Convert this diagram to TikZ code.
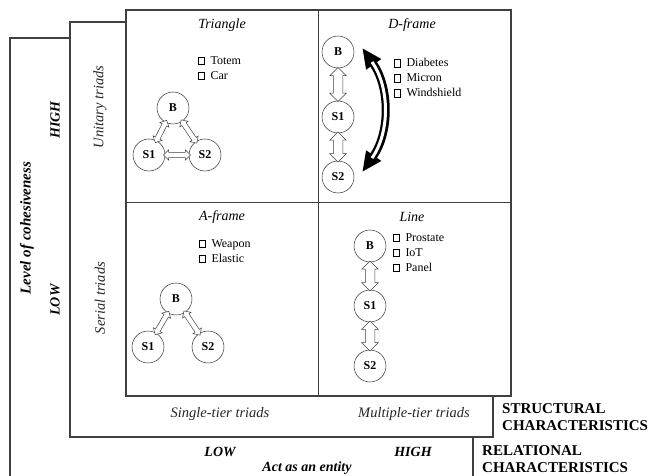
\documentclass[tikz,border=0pt]{standalone}
\usepackage{fontspec}
\setmainfont{Liberation Serif}
\usetikzlibrary{shapes.arrows,arrows.meta,calc}
\newcommand\sqbx{{\setlength\fboxsep{0pt}\setlength\fboxrule{0.4pt}\fbox{\rule{0pt}{7pt}\rule{5.5pt}{0pt}}}\hspace{6pt}}
\begin{document}
\begin{tikzpicture}[x=1pt,y=-1pt,
  frame/.style={draw=black!75, line width=1.1pt, fill=white},
  ent/.style={circle, draw=black!80, line width=0.5pt, fill=white, minimum size=32pt, inner sep=0pt, font=\fontsize{12}{14}\selectfont\bfseries},
  blk/.style={double arrow, draw=black!75, line width=0.5pt, fill=white, inner xsep=0pt, inner ysep=2.3pt, double arrow head extend=2.5pt, double arrow head indent=0pt, sloped, anchor=center},
  blkbig/.style={blk, inner ysep=4.5pt, double arrow head extend=3.5pt},
  title/.style={font=\fontsize{14}{16}\selectfont\itshape},
  items/.style={anchor=north west, align=left, inner sep=0pt, font=\fontsize{12}{15}\selectfont},
  axis/.style={font=\fontsize{14.5}{16}\selectfont\itshape, text=black!85},
  bi/.style={font=\fontsize{14}{16}\selectfont\bfseries\itshape},
  caps/.style={font=\fontsize{15}{17}\selectfont\bfseries, align=left, anchor=west, inner sep=0pt}
]
\useasboundingbox (0,0) rectangle (649,476);
\clip (0,0) rectangle (649,476);
\draw[frame] (10,38) rectangle (473,490);
\draw[frame] (70,22) rectangle (493,437);
\draw[frame] (126,10) rectangle (511,396);
\draw[line width=0.9pt, draw=black!75] (318,10) -- (318,396) (126,202) -- (511,202);

% Triangle
\node[title] (tT) at (222,25) {Triangle};
\node[items] (tL) at (198,56) {\sqbx Totem\\\sqbx Car};
\node[ent] (tB) at (173,108) {B};
\node[ent] (tS1) at (149,155) {S1};
\node[ent] (tS2) at (205,155) {S2};
\path (tB) -- node[blk, minimum height=25pt]{} (tS1);
\path (tB) -- node[blk, minimum height=28pt]{} (tS2);
\path (tS1) -- node[blk, minimum height=27pt]{} (tS2);

% D-frame
\node[title] (dT) at (412,25) {D-frame};
\node[items] (dL) at (394,58) {\sqbx Diabetes\\\sqbx Micron\\\sqbx Windshield};
\node[ent] (dB) at (338,52) {B};
\node[ent] (dS1) at (338,117) {S1};
\node[ent] (dS2) at (338,177) {S2};
\path (dB) -- node[blkbig, minimum height=34pt]{} (dS1);
\path (dS1) -- node[blkbig, minimum height=30pt]{} (dS2);
\coordinate (dTop) at ([shift={(8pt,4pt)}]dB.east);
\coordinate (dBot) at ([shift={(8pt,5pt)}]dS2.east);
\draw[line width=8pt, {Triangle[length=20pt,width=17pt]}-{Triangle[length=20pt,width=17pt]}] (dTop) to[bend left=35] (dBot);
\draw[white, line width=3pt, shorten <=17pt, shorten >=17pt] (dTop) to[bend left=35] (dBot);

% A-frame
\node[title] (aT) at (222,217) {A-frame};
\node[items] (aL) at (199,239) {\sqbx Weapon\\\sqbx Elastic};
\node[ent] (aB) at (176,299) {B};
\node[ent] (aS1) at (148,347) {S1};
\node[ent] (aS2) at (208,347) {S2};
\path (aB) -- node[blk, minimum height=27pt]{} (aS1);
\path (aB) -- node[blk, minimum height=29pt]{} (aS2);

% Line
\node[title] (lT) at (412,217) {Line};
\node[items] (lL) at (393,233) {\sqbx Prostate\\\sqbx IoT\\\sqbx Panel};
\node[ent] (lB) at (370,246) {B};
\node[ent] (lS1) at (370,306) {S1};
\node[ent] (lS2) at (370,366) {S2};
\path (lB) -- node[blkbig, minimum height=30pt]{} (lS1);
\path (lS1) -- node[blkbig, minimum height=30pt]{} (lS2);

% axes
\node[axis, rotate=90] (ut) at (100,107) {Unitary triads};
\node[axis, rotate=90] (st) at (100,298) {Serial triads};
\node[bi, rotate=90] (vh) at (55,120) {HIGH};
\node[bi, rotate=90] (vl) at (55,300) {LOW};
\node[bi, rotate=90, font=\fontsize{15}{17}\selectfont\bfseries\itshape] (lc) at (27,228) {Level of cohesiveness};
\node[axis] (sg) at (220,414) {Single-tier triads};
\node[axis] (mt) at (414,414) {Multiple-tier triads};
\node[caps] (sc) at (502,417) {STRUCTURAL\\CHARACTERISTICS};
\node[caps] (rc) at (482,459.5) {RELATIONAL\\CHARACTERISTICS};
\node[bi] (hl) at (220,452) {LOW};
\node[bi] (hh) at (413,452) {HIGH};
\node[bi] (ae) at (307,468) {Act as an entity};
\end{tikzpicture}
\end{document}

+ + +

Given task: Reproduce every line of the material precisely, omitting its pictures.

Complete answer:
Convert this diagram to TikZ code.
\documentclass[tikz,border=0pt]{standalone}
\usepackage{fontspec}
\setmainfont{Liberation Serif}
\usetikzlibrary{shapes.arrows,arrows.meta,calc}
\newcommand\sqbx{{\setlength\fboxsep{0pt}\setlength\fboxrule{0.4pt}\fbox{\rule{0pt}{7pt}\rule{5.5pt}{0pt}}}\hspace{6pt}}
\begin{document}
\begin{tikzpicture}[x=1pt,y=-1pt,
  frame/.style={draw=black!75, line width=1.1pt, fill=white},
  ent/.style={circle, draw=black!80, line width=0.5pt, fill=white, minimum size=32pt, inner sep=0pt, font=\fontsize{12}{14}\selectfont\bfseries},
  blk/.style={double arrow, draw=black!75, line width=0.5pt, fill=white, inner xsep=0pt, inner ysep=2.3pt, double arrow head extend=2.5pt, double arrow head indent=0pt, sloped, anchor=center},
  blkbig/.style={blk, inner ysep=4.5pt, double arrow head extend=3.5pt},
  title/.style={font=\fontsize{14}{16}\selectfont\itshape},
  items/.style={anchor=north west, align=left, inner sep=0pt, font=\fontsize{12}{15}\selectfont},
  axis/.style={font=\fontsize{14.5}{16}\selectfont\itshape, text=black!85},
  bi/.style={font=\fontsize{14}{16}\selectfont\bfseries\itshape},
  caps/.style={font=\fontsize{15}{17}\selectfont\bfseries, align=left, anchor=west, inner sep=0pt}
]
\useasboundingbox (0,0) rectangle (649,476);
\clip (0,0) rectangle (649,476);
\draw[frame] (10,38) rectangle (473,490);
\draw[frame] (70,22) rectangle (493,437);
\draw[frame] (126,10) rectangle (511,396);
\draw[line width=0.9pt, draw=black!75] (318,10) -- (318,396) (126,202) -- (511,202);

% Triangle
\node[title] (tT) at (222,25) {Triangle};
\node[items] (tL) at (198,56) {\sqbx Totem\\\sqbx Car};
\node[ent] (tB) at (173,108) {B};
\node[ent] (tS1) at (149,155) {S1};
\node[ent] (tS2) at (205,155) {S2};
\path (tB) -- node[blk, minimum height=25pt]{} (tS1);
\path (tB) -- node[blk, minimum height=28pt]{} (tS2);
\path (tS1) -- node[blk, minimum height=27pt]{} (tS2);

% D-frame
\node[title] (dT) at (412,25) {D-frame};
\node[items] (dL) at (394,58) {\sqbx Diabetes\\\sqbx Micron\\\sqbx Windshield};
\node[ent] (dB) at (338,52) {B};
\node[ent] (dS1) at (338,117) {S1};
\node[ent] (dS2) at (338,177) {S2};
\path (dB) -- node[blkbig, minimum height=34pt]{} (dS1);
\path (dS1) -- node[blkbig, minimum height=30pt]{} (dS2);
\coordinate (dTop) at ([shift={(8pt,4pt)}]dB.east);
\coordinate (dBot) at ([shift={(8pt,5pt)}]dS2.east);
\draw[line width=8pt, {Triangle[length=20pt,width=17pt]}-{Triangle[length=20pt,width=17pt]}] (dTop) to[bend left=35] (dBot);
\draw[white, line width=3pt, shorten <=17pt, shorten >=17pt] (dTop) to[bend left=35] (dBot);

% A-frame
\node[title] (aT) at (222,217) {A-frame};
\node[items] (aL) at (199,239) {\sqbx Weapon\\\sqbx Elastic};
\node[ent] (aB) at (176,299) {B};
\node[ent] (aS1) at (148,347) {S1};
\node[ent] (aS2) at (208,347) {S2};
\path (aB) -- node[blk, minimum height=27pt]{} (aS1);
\path (aB) -- node[blk, minimum height=29pt]{} (aS2);

% Line
\node[title] (lT) at (412,217) {Line};
\node[items] (lL) at (393,233) {\sqbx Prostate\\\sqbx IoT\\\sqbx Panel};
\node[ent] (lB) at (370,246) {B};
\node[ent] (lS1) at (370,306) {S1};
\node[ent] (lS2) at (370,366) {S2};
\path (lB) -- node[blkbig, minimum height=30pt]{} (lS1);
\path (lS1) -- node[blkbig, minimum height=30pt]{} (lS2);

% axes
\node[axis, rotate=90] (ut) at (100,107) {Unitary triads};
\node[axis, rotate=90] (st) at (100,298) {Serial triads};
\node[bi, rotate=90] (vh) at (55,120) {HIGH};
\node[bi, rotate=90] (vl) at (55,300) {LOW};
\node[bi, rotate=90, font=\fontsize{15}{17}\selectfont\bfseries\itshape] (lc) at (27,228) {Level of cohesiveness};
\node[axis] (sg) at (220,414) {Single-tier triads};
\node[axis] (mt) at (414,414) {Multiple-tier triads};
\node[caps] (sc) at (502,417) {STRUCTURAL\\CHARACTERISTICS};
\node[caps] (rc) at (482,459.5) {RELATIONAL\\CHARACTERISTICS};
\node[bi] (hl) at (220,452) {LOW};
\node[bi] (hh) at (413,452) {HIGH};
\node[bi] (ae) at (307,468) {Act as an entity};
\end{tikzpicture}
\end{document}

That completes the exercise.